GILTI is taxed at only about half the rate imposed on domestic earnings. But because of the way it’s calculated, the provision might be expected to inhibit facile shifts of intellectual property (such as the kind that were attributed to Microsoft in the Senate hearing referenced above).

Intangible income is defined by TCJA as any income exceeding 10% of subsidiaries’ tangible property in a country or jurisdiction. Therefore, the lower the value of those tangible assets, the greater will be the income subject to U.S. taxation; and the greater those assets, the less income will be in the reach of the IRS.

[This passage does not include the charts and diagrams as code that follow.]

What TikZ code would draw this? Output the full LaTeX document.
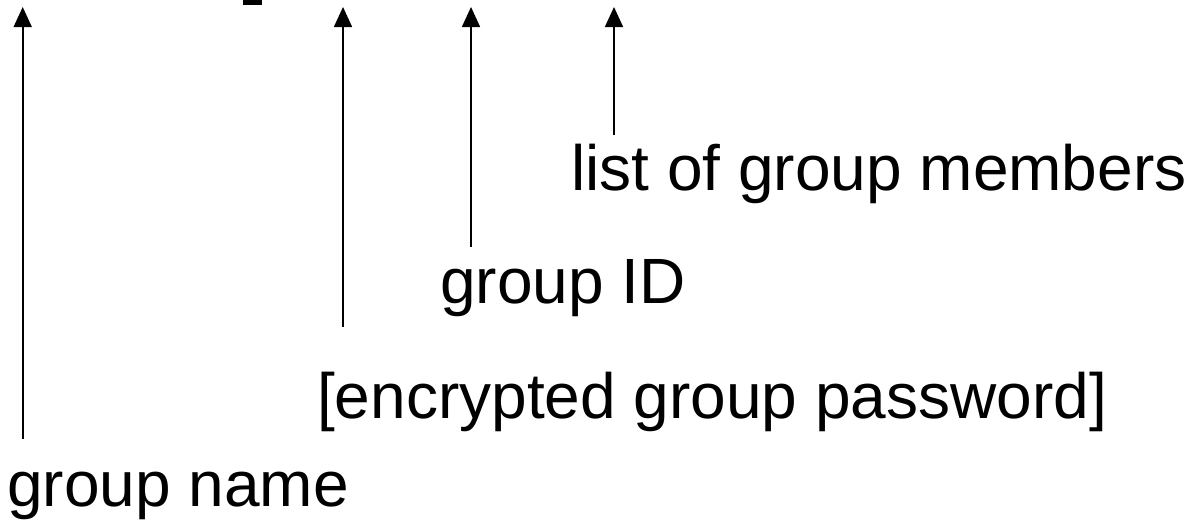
\documentclass[tikz,border=0pt]{standalone}
\usepackage{fontspec}
\setmainfont{Liberation Sans}
\usetikzlibrary{arrows.meta}
\begin{document}
\begin{tikzpicture}[x=1pt,y=-1pt,
  lbl/.style={anchor=base west,inner sep=0pt,font=\fontsize{64}{76}\selectfont},
  fieldarrow/.style={line width=1.6pt,-{Triangle[width=18pt,length=20pt]}}]
\useasboundingbox (0,0) rectangle (1187,522);
\fill (243,0) rectangle (262,5);
\node[lbl] (name) at (7,506) {group name};
\node[lbl] (pw) at (317,418) {[encrypted group password]};
\node[lbl] (gid) at (440,303) {group ID};
\node[lbl] (mem) at (571,190) {list of group members};
\coordinate (b1) at (22.7,439); \coordinate (t1) at (22.7,7);
\coordinate (b2) at (343,327); \coordinate (t2) at (343,7);
\coordinate (b3) at (471,247); \coordinate (t3) at (471,7);
\coordinate (b4) at (614,135); \coordinate (t4) at (614,7);
\draw[fieldarrow] (b1) -- (t1);
\draw[fieldarrow] (b2) -- (t2);
\draw[fieldarrow] (b3) -- (t3);
\draw[fieldarrow] (b4) -- (t4);
\end{tikzpicture}
\end{document}
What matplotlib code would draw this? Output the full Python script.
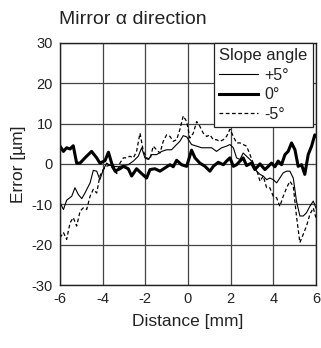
import matplotlib
matplotlib.use("Agg")
import matplotlib.pyplot as plt

plt.rcParams['font.family'] = ['Liberation Sans', 'DejaVu Sans']
plt.rcParams['axes.unicode_minus'] = False

# 0 deg (thick)
x0 = [-6.00, -5.84, -5.69, -5.53, -5.38, -5.22, -5.06, -4.83, -4.52, -4.28, -4.13, -3.89, -3.73,
      -3.58, -3.42, -3.19, -3.03, -2.80, -2.64, -2.41, -2.17, -1.94, -1.78, -1.55, -1.31, -1.08,
      -0.84, -0.69, -0.53, -0.30, -0.06, 0.17, 0.33, 0.56, 0.80, 1.03, 1.19, 1.42, 1.66, 1.81,
      1.97, 2.13, 2.28, 2.44, 2.59, 2.75, 2.98, 3.14, 3.38, 3.61, 3.77, 3.92, 4.08, 4.23, 4.39,
      4.55, 4.70, 4.86, 5.02, 5.17, 5.33, 5.48, 5.64, 5.80, 5.95, 6.00]
y0 = [4.4, 3.1, 4.0, 3.7, 4.5, 0.2, 0.2, 1.5, 3.1, 1.5, 0.2, 0.8, 2.9,
      0.2, -1.8, -1.2, -0.6, -1.2, -3.0, -1.2, -2.4, -3.5, -1.4, -1.2, -1.8, -1.0,
      -0.2, -0.7, 0.9, -0.2, -0.6, 3.4, 1.5, 0.2, -0.6, -1.8, -0.6, 0.4, -0.2, 0.7,
      1.5, -0.6, -0.2, 0.7, 1.5, -0.4, 0.2, -1.4, 0.0, -1.4, -0.6, 0.2, -0.7, 0.7, -0.2,
      2.3, 3.1, 5.2, 3.5, -0.6, -0.2, -2.6, 2.3, 4.4, 7.2, 7.0]

# +5 deg (thin)
xp = [-6.00, -5.84, -5.69, -5.45, -5.30, -5.14, -4.98, -4.83, -4.59, -4.44, -4.28, -4.13, -3.97,
      -3.81, -3.66, -3.50, -3.27, -3.03, -2.80, -2.56, -2.33, -2.17, -2.02, -1.86, -1.70, -1.47,
      -1.23, -1.00, -0.77, -0.53, -0.38, -0.22, -0.06, 0.17, 0.41, 0.64, 0.88, 1.11, 1.34, 1.58,
      1.81, 1.97, 2.13, 2.28, 2.44, 2.59, 2.75, 2.91, 3.06, 3.22, 3.38, 3.53, 3.69, 3.84, 4.00,
      4.16, 4.31, 4.47, 4.63, 4.78, 4.94, 5.09, 5.25, 5.41, 5.56, 5.72, 5.88, 6.00]
yp = [-9.6, -11.3, -9.0, -8.0, -5.9, -7.6, -8.6, -7.2, -4.7, -1.6, -1.8, -3.9, -1.4,
      0.2, -0.4, -0.6, -0.7, -0.4, -0.2, 0.7, 1.9, 4.0, 1.5, 1.1, 2.3, 2.3,
      3.1, 3.5, 3.5, 4.8, 5.6, 7.0, 6.7, 4.8, 4.4, 4.0, 4.0, 4.0, 3.1, 4.0,
      4.4, 4.8, 4.0, 1.5, 1.1, 2.7, 1.9, 1.1, 0.2, -1.8, -2.6, -3.0, -3.9, -3.5, -3.9,
      -4.7, -3.5, -2.2, -1.8, -1.8, -3.5, -9.2, -12.9, -12.9, -12.1, -10.5, -9.2, -10.9]

# -5 deg (dashed)
xm = [-6.00, -5.84, -5.69, -5.53, -5.38, -5.22, -5.06, -4.91, -4.75, -4.59, -4.44, -4.28, -4.13,
      -3.97, -3.81, -3.66, -3.50, -3.34, -3.19, -3.03, -2.88, -2.72, -2.56, -2.41, -2.25, -2.09,
      -1.94, -1.78, -1.63, -1.47, -1.31, -1.16, -1.00, -0.84, -0.69, -0.53, -0.38, -0.22, -0.06,
      0.09, 0.25, 0.41, 0.56, 0.72, 0.88, 1.03, 1.19, 1.34, 1.50, 1.66, 1.81, 1.97, 2.13, 2.28,
      2.44, 2.59, 2.75, 2.91, 3.06, 3.22, 3.38, 3.53, 3.69, 3.84, 4.00, 4.16, 4.31, 4.47, 4.63,
      4.78, 4.94, 5.09, 5.25, 5.41, 5.56, 5.72, 5.88, 6.00]
ym = [-18.3, -17.0, -18.7, -14.6, -13.3, -15.4, -11.7, -10.9, -11.3, -8.0, -6.3, -7.2, -3.0,
      -1.4, -0.6, -0.2, -1.4, -2.4, 0.2, 1.5, 1.5, 1.9, 1.5, 3.1, 7.6, 3.1,
      1.5, 1.1, 4.4, 3.5, 2.7, 5.6, 7.2, 6.8, 5.6, 6.0, 8.5, 11.9, 10.5,
      6.4, 7.6, 10.5, 9.3, 7.6, 6.8, 7.2, 6.0, 6.0, 5.6, 6.0, 6.8, 8.6, 6.8, 5.2,
      5.2, 4.8, 4.4, 2.3, 0.2, -1.4, -4.3, -3.0, -5.9, -5.9, -8.0, -8.4, -10.5, -8.0, -5.9,
      -4.3, -5.5, -12.9, -19.5, -17.4, -15.4, -12.5, -10.9, -13.3]

xticks = [-6, -4, -2, 0, 2, 4, 6]
yticks = [-30, -20, -10, 0, 10, 20, 30]
labels = ["+5°", "0°", "-5°"]

fig = plt.figure(figsize=(3.21, 3.48), dpi=100)
ax = fig.add_axes([0.187, 0.181, 0.797, 0.696])

ax.plot(xp, yp, color='black', lw=0.8, label=labels[0])
ax.plot(x0, y0, color='black', lw=2.2, label=labels[1])
ax.plot(xm, ym, color='black', lw=0.9, linestyle=(0, (3, 2)), label=labels[2])

ax.set_xlim(-6, 6)
ax.set_ylim(-30, 30)
ax.set_xticks(xticks)
ax.set_yticks(yticks)
ax.grid(True, color='#444444', lw=0.9)
ax.tick_params(length=0, labelsize=10.5, colors='#222222', pad=5)
for s in ax.spines.values():
    s.set_color('#222222')
    s.set_linewidth(1.0)

ax.set_xlabel("Distance [mm]", fontsize=12.5, color='#222222', labelpad=6)
ax.set_ylabel("Error [µm]", fontsize=12.5, color='#222222', labelpad=4)
fig.text(0.184, 0.945, "Mirror α direction", fontsize=14, color='#222222', ha='left', va='center')

leg = ax.legend(title="Slope angle", loc='upper right', bbox_to_anchor=(0.99, 1.0),
                fontsize=11.5, title_fontsize=12, frameon=True, fancybox=False,
                framealpha=1, edgecolor='#222222', handlelength=2.4, handletextpad=0.4,
                borderpad=0.35, labelspacing=0.28, borderaxespad=0.0)
leg._legend_box.align = "left"
leg.get_frame().set_linewidth(0.9)
for t in leg.get_texts():
    t.set_color('#222222')
leg.get_title().set_color('#222222')

fig.savefig("out.png", dpi=100)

In some circumstances, that may discourage shifting intellectual property abroad. But it also could motivate firms to make foreign capital investments as a way of reducing GILTI — which, the new research suggests, is what has been happening to a considerably greater extent than probably was anticipated.

The category Foreign Derived Intangible Income (FDII) was created to motivate U.S. firms to export products and services to foreign markets while maintaining ownership of intellectual property at home. TCJA grants a tax deduction for 37.5% of income from foreign sales deriving from domestic investment in homegrown ideas.

While hardly definitive, the researchers’ analysis of FDII’s effect in one hypothetical case raises the possibility that it may make little difference in companies’ U.S. tax liabilities.